- Exercise prompt: Below are the records; pull every line that includes "this".

** start Data supplied **

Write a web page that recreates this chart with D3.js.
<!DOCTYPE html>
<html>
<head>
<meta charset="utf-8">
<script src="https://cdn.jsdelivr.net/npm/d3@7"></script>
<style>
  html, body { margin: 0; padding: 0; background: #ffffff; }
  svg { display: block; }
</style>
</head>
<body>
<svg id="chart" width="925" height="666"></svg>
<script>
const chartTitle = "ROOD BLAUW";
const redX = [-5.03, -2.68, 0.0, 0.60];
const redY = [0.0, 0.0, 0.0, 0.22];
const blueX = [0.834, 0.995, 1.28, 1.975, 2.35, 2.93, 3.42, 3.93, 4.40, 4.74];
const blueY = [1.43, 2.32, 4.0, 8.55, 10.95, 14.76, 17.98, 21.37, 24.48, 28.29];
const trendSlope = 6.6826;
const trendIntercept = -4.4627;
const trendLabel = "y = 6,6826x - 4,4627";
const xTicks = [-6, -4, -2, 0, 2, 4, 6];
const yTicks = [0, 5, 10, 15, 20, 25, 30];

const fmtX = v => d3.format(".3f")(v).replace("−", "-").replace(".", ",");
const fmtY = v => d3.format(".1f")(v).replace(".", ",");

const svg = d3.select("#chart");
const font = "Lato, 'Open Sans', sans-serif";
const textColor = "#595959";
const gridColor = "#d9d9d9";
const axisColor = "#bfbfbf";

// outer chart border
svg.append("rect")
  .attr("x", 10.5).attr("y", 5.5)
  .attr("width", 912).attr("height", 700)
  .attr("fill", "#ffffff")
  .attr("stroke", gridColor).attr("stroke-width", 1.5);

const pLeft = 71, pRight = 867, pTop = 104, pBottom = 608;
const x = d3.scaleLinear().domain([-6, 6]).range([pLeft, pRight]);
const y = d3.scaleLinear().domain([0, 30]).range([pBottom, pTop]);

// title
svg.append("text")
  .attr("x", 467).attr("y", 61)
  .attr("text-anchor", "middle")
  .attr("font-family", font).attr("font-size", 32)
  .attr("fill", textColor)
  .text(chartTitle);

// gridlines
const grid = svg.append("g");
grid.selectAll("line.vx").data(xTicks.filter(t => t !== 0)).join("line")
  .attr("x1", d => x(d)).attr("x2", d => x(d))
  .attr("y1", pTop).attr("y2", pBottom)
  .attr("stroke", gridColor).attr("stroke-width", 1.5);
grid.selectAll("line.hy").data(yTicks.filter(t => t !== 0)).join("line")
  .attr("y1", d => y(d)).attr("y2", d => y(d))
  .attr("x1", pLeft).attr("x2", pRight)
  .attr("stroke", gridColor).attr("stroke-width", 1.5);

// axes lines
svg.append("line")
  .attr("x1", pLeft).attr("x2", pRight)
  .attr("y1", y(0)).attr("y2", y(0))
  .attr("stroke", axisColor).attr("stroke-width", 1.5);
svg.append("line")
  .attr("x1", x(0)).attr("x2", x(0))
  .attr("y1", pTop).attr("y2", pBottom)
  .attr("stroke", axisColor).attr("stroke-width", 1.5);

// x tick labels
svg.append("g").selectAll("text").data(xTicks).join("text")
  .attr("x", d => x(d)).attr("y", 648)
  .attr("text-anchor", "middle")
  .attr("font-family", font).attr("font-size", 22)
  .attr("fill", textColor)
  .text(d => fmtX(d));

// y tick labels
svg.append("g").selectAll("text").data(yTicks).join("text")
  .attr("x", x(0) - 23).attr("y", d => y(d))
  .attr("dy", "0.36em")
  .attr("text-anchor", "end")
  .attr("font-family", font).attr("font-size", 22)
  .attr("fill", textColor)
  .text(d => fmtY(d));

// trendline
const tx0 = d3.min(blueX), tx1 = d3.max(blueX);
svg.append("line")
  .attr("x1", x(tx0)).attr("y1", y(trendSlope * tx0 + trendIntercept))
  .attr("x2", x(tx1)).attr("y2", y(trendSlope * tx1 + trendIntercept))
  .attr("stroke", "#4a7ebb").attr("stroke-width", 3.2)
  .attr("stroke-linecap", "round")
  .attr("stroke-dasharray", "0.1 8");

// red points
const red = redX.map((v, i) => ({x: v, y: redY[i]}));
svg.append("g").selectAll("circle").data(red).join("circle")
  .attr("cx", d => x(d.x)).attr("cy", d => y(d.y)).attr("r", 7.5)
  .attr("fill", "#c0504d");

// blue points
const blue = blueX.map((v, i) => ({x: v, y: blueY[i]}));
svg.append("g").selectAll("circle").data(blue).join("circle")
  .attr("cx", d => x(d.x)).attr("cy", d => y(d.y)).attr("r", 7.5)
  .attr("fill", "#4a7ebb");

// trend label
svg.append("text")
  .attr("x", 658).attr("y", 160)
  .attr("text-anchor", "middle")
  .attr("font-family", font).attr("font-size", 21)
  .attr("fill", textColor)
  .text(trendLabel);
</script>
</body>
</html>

** end Data supplied **
** start Data supplied **

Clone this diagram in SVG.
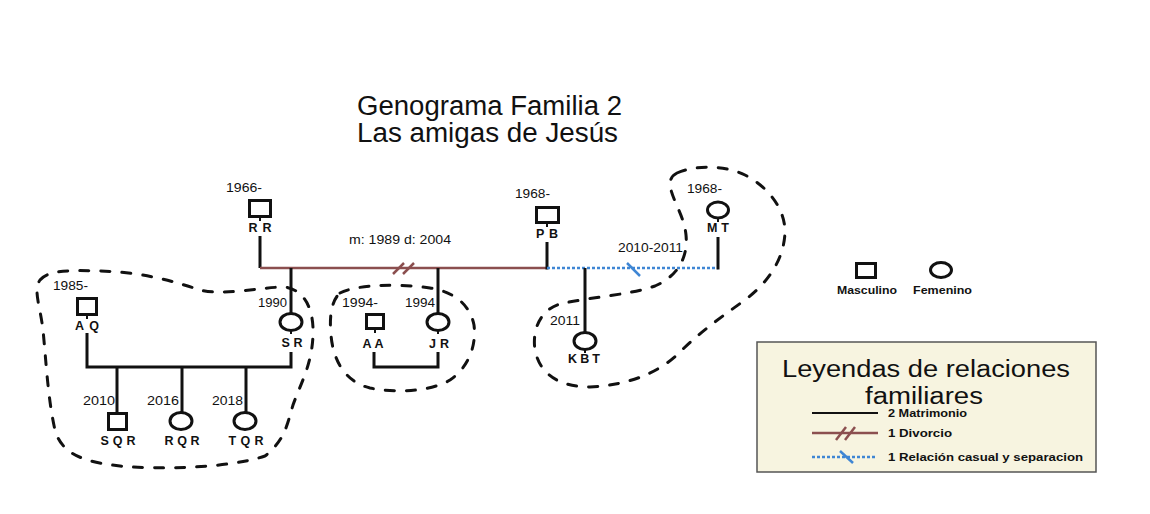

** end Data supplied **

- Completed exercise:
Write a web page that recreates this chart with D3.js.
Clone this diagram in SVG.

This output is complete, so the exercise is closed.